Edweard Bhesania listens to the performance of Cheryl Frances-Hoad, Richter, Takemitsu and Debussy at London’s Kings Place on 14 March 2024 

Yehudi Menuhin School. Photo: Nigel Luckhurst

Yehudi Menuhin School. Photo: Nigel Luckhurst

As music colleges have done for some years, the Yehudi Menuhin School (under music director Ashley Wass) also artistically curates programming across its concerts. This season’s theme has been ‘the elements’, which figured in this Leavers’ Concert. Seventeen students appeared in chamber groups or as soloists, and as many again formed the string orchestra for Max Richter’s Four Seasons Recomposed.

The players in Cheryl Frances-Hoad’s piano quintet The Whole Earth Dances drew out the contrast between episodes of sharp violence and unfurling tendrils (relating respectively to Ted Hughes’s poems Thistles and Ferns); and there was notably sophisticated co-ordination between violinist Slavina Teneva and violist Clara-Sophia Wernig. Takemitsu’s more abstract Between Tides is harder to bring off, but a different group of players conveyed its spare beauty.
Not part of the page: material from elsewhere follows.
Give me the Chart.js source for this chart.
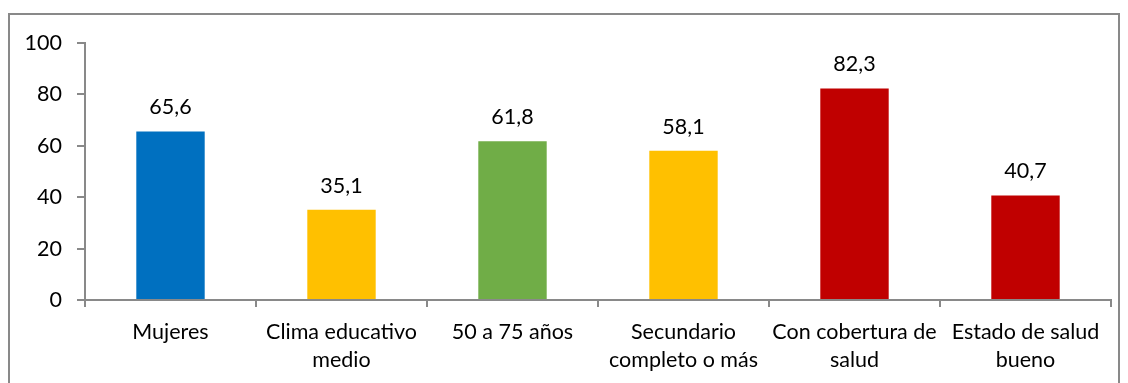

 After an atmospheric performance of three of Debussy’s piano Préludes, arranged for guitar and four string instruments by Menuhin guitar professor Richard Wright, four soloists took turns to front Richter’s Four Seasons Recomposed. Each of the soloists – Anna Zilberbord, Chloe Lui, Vadym Perig and Sasha Parker – played (and led) with great assurance. It was also heartening to hear four very distinctive musical personalities, as well as the energetic commitment of their fellow students in the string orchestra. The audience was naturally biased, but its enthusiastic applause was fully deserved.